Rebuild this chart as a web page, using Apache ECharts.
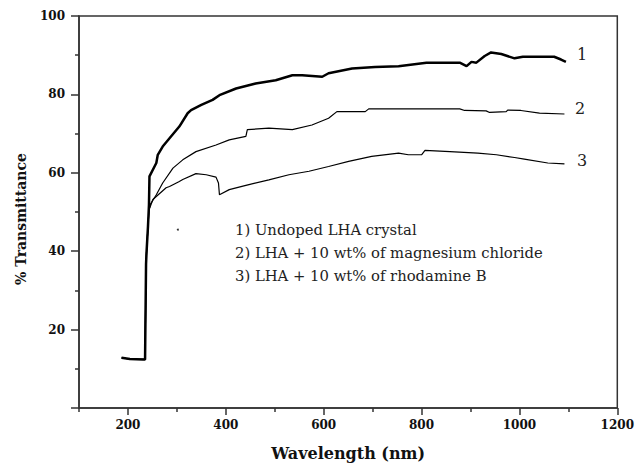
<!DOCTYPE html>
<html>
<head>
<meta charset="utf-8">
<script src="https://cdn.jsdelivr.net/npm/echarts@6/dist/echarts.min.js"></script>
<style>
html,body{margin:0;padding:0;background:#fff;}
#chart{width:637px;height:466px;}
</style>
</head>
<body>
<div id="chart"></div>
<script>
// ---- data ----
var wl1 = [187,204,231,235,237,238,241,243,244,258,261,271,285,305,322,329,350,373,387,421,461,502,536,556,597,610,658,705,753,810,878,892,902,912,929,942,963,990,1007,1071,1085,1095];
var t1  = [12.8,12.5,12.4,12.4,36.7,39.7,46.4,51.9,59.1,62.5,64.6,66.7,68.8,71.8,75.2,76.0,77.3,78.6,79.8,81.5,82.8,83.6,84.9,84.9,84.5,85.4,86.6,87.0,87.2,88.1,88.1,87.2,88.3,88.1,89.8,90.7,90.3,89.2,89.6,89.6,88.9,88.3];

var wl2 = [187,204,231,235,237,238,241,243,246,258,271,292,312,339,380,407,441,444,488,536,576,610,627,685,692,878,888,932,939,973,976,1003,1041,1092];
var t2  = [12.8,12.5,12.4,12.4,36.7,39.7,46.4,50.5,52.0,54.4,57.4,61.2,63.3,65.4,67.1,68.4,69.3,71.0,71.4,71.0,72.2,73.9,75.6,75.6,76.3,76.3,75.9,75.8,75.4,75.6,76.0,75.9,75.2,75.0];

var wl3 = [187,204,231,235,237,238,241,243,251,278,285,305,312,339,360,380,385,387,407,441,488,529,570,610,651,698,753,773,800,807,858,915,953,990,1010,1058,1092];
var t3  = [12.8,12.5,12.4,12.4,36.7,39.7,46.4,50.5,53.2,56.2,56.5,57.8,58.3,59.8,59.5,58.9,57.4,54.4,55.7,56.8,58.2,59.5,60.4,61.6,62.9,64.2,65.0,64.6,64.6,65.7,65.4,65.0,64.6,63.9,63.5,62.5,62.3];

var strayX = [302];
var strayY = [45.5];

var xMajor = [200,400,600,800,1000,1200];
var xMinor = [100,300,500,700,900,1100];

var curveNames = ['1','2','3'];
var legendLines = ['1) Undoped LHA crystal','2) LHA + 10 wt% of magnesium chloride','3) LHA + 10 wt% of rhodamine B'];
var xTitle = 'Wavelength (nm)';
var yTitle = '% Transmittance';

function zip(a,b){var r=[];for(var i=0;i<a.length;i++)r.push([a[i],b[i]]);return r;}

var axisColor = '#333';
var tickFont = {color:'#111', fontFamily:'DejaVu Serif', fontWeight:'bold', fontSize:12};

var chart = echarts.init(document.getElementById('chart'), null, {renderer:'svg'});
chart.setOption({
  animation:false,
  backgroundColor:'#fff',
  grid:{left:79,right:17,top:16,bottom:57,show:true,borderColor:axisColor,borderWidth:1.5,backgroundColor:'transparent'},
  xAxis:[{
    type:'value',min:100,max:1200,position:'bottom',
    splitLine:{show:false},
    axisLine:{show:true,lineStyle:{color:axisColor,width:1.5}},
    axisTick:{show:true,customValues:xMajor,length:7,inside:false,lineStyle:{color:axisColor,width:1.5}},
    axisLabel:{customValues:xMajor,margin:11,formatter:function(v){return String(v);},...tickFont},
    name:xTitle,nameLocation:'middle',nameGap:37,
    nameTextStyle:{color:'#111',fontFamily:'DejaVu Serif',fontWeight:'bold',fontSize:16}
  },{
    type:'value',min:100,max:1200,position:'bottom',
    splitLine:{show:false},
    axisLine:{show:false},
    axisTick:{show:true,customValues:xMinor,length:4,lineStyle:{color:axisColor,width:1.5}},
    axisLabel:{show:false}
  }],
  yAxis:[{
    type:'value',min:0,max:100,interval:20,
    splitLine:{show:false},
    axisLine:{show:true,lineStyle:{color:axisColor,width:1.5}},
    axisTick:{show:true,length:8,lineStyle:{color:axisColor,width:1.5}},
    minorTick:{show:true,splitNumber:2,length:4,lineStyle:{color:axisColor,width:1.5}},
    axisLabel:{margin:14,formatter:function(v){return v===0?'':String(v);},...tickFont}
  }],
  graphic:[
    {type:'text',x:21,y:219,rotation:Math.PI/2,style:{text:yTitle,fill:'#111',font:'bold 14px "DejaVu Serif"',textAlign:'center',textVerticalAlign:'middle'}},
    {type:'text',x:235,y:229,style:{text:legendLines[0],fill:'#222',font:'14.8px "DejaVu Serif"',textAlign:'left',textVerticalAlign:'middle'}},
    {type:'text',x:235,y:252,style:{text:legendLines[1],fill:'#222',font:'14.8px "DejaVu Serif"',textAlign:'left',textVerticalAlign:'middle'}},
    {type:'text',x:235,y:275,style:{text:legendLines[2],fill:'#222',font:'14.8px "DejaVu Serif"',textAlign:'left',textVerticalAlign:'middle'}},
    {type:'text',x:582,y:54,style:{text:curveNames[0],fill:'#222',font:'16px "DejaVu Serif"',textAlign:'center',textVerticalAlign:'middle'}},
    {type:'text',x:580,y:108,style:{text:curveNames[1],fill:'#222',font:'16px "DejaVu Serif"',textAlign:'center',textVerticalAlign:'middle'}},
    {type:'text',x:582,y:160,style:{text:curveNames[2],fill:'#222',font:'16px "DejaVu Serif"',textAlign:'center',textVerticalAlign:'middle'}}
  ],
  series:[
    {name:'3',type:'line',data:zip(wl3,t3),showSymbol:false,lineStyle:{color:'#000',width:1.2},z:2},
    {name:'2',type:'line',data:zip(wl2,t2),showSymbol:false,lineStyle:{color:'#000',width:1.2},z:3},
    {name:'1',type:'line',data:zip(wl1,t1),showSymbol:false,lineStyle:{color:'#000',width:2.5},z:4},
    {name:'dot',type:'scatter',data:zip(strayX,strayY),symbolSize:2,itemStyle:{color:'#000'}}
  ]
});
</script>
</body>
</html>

WHAT IS REQUIRED ->
Repeat the full listing above exactly, with no pictures in the copy.

SOLVED EXERCISE ->
Rebuild this chart as a web page, using Apache ECharts.
<!DOCTYPE html>
<html>
<head>
<meta charset="utf-8">
<script src="https://cdn.jsdelivr.net/npm/echarts@6/dist/echarts.min.js"></script>
<style>
html,body{margin:0;padding:0;background:#fff;}
#chart{width:637px;height:466px;}
</style>
</head>
<body>
<div id="chart"></div>
<script>
// ---- data ----
var wl1 = [187,204,231,235,237,238,241,243,244,258,261,271,285,305,322,329,350,373,387,421,461,502,536,556,597,610,658,705,753,810,878,892,902,912,929,942,963,990,1007,1071,1085,1095];
var t1  = [12.8,12.5,12.4,12.4,36.7,39.7,46.4,51.9,59.1,62.5,64.6,66.7,68.8,71.8,75.2,76.0,77.3,78.6,79.8,81.5,82.8,83.6,84.9,84.9,84.5,85.4,86.6,87.0,87.2,88.1,88.1,87.2,88.3,88.1,89.8,90.7,90.3,89.2,89.6,89.6,88.9,88.3];

var wl2 = [187,204,231,235,237,238,241,243,246,258,271,292,312,339,380,407,441,444,488,536,576,610,627,685,692,878,888,932,939,973,976,1003,1041,1092];
var t2  = [12.8,12.5,12.4,12.4,36.7,39.7,46.4,50.5,52.0,54.4,57.4,61.2,63.3,65.4,67.1,68.4,69.3,71.0,71.4,71.0,72.2,73.9,75.6,75.6,76.3,76.3,75.9,75.8,75.4,75.6,76.0,75.9,75.2,75.0];

var wl3 = [187,204,231,235,237,238,241,243,251,278,285,305,312,339,360,380,385,387,407,441,488,529,570,610,651,698,753,773,800,807,858,915,953,990,1010,1058,1092];
var t3  = [12.8,12.5,12.4,12.4,36.7,39.7,46.4,50.5,53.2,56.2,56.5,57.8,58.3,59.8,59.5,58.9,57.4,54.4,55.7,56.8,58.2,59.5,60.4,61.6,62.9,64.2,65.0,64.6,64.6,65.7,65.4,65.0,64.6,63.9,63.5,62.5,62.3];

var strayX = [302];
var strayY = [45.5];

var xMajor = [200,400,600,800,1000,1200];
var xMinor = [100,300,500,700,900,1100];

var curveNames = ['1','2','3'];
var legendLines = ['1) Undoped LHA crystal','2) LHA + 10 wt% of magnesium chloride','3) LHA + 10 wt% of rhodamine B'];
var xTitle = 'Wavelength (nm)';
var yTitle = '% Transmittance';

function zip(a,b){var r=[];for(var i=0;i<a.length;i++)r.push([a[i],b[i]]);return r;}

var axisColor = '#333';
var tickFont = {color:'#111', fontFamily:'DejaVu Serif', fontWeight:'bold', fontSize:12};

var chart = echarts.init(document.getElementById('chart'), null, {renderer:'svg'});
chart.setOption({
  animation:false,
  backgroundColor:'#fff',
  grid:{left:79,right:17,top:16,bottom:57,show:true,borderColor:axisColor,borderWidth:1.5,backgroundColor:'transparent'},
  xAxis:[{
    type:'value',min:100,max:1200,position:'bottom',
    splitLine:{show:false},
    axisLine:{show:true,lineStyle:{color:axisColor,width:1.5}},
    axisTick:{show:true,customValues:xMajor,length:7,inside:false,lineStyle:{color:axisColor,width:1.5}},
    axisLabel:{customValues:xMajor,margin:11,formatter:function(v){return String(v);},...tickFont},
    name:xTitle,nameLocation:'middle',nameGap:37,
    nameTextStyle:{color:'#111',fontFamily:'DejaVu Serif',fontWeight:'bold',fontSize:16}
  },{
    type:'value',min:100,max:1200,position:'bottom',
    splitLine:{show:false},
    axisLine:{show:false},
    axisTick:{show:true,customValues:xMinor,length:4,lineStyle:{color:axisColor,width:1.5}},
    axisLabel:{show:false}
  }],
  yAxis:[{
    type:'value',min:0,max:100,interval:20,
    splitLine:{show:false},
    axisLine:{show:true,lineStyle:{color:axisColor,width:1.5}},
    axisTick:{show:true,length:8,lineStyle:{color:axisColor,width:1.5}},
    minorTick:{show:true,splitNumber:2,length:4,lineStyle:{color:axisColor,width:1.5}},
    axisLabel:{margin:14,formatter:function(v){return v===0?'':String(v);},...tickFont}
  }],
  graphic:[
    {type:'text',x:21,y:219,rotation:Math.PI/2,style:{text:yTitle,fill:'#111',font:'bold 14px "DejaVu Serif"',textAlign:'center',textVerticalAlign:'middle'}},
    {type:'text',x:235,y:229,style:{text:legendLines[0],fill:'#222',font:'14.8px "DejaVu Serif"',textAlign:'left',textVerticalAlign:'middle'}},
    {type:'text',x:235,y:252,style:{text:legendLines[1],fill:'#222',font:'14.8px "DejaVu Serif"',textAlign:'left',textVerticalAlign:'middle'}},
    {type:'text',x:235,y:275,style:{text:legendLines[2],fill:'#222',font:'14.8px "DejaVu Serif"',textAlign:'left',textVerticalAlign:'middle'}},
    {type:'text',x:582,y:54,style:{text:curveNames[0],fill:'#222',font:'16px "DejaVu Serif"',textAlign:'center',textVerticalAlign:'middle'}},
    {type:'text',x:580,y:108,style:{text:curveNames[1],fill:'#222',font:'16px "DejaVu Serif"',textAlign:'center',textVerticalAlign:'middle'}},
    {type:'text',x:582,y:160,style:{text:curveNames[2],fill:'#222',font:'16px "DejaVu Serif"',textAlign:'center',textVerticalAlign:'middle'}}
  ],
  series:[
    {name:'3',type:'line',data:zip(wl3,t3),showSymbol:false,lineStyle:{color:'#000',width:1.2},z:2},
    {name:'2',type:'line',data:zip(wl2,t2),showSymbol:false,lineStyle:{color:'#000',width:1.2},z:3},
    {name:'1',type:'line',data:zip(wl1,t1),showSymbol:false,lineStyle:{color:'#000',width:2.5},z:4},
    {name:'dot',type:'scatter',data:zip(strayX,strayY),symbolSize:2,itemStyle:{color:'#000'}}
  ]
});
</script>
</body>
</html>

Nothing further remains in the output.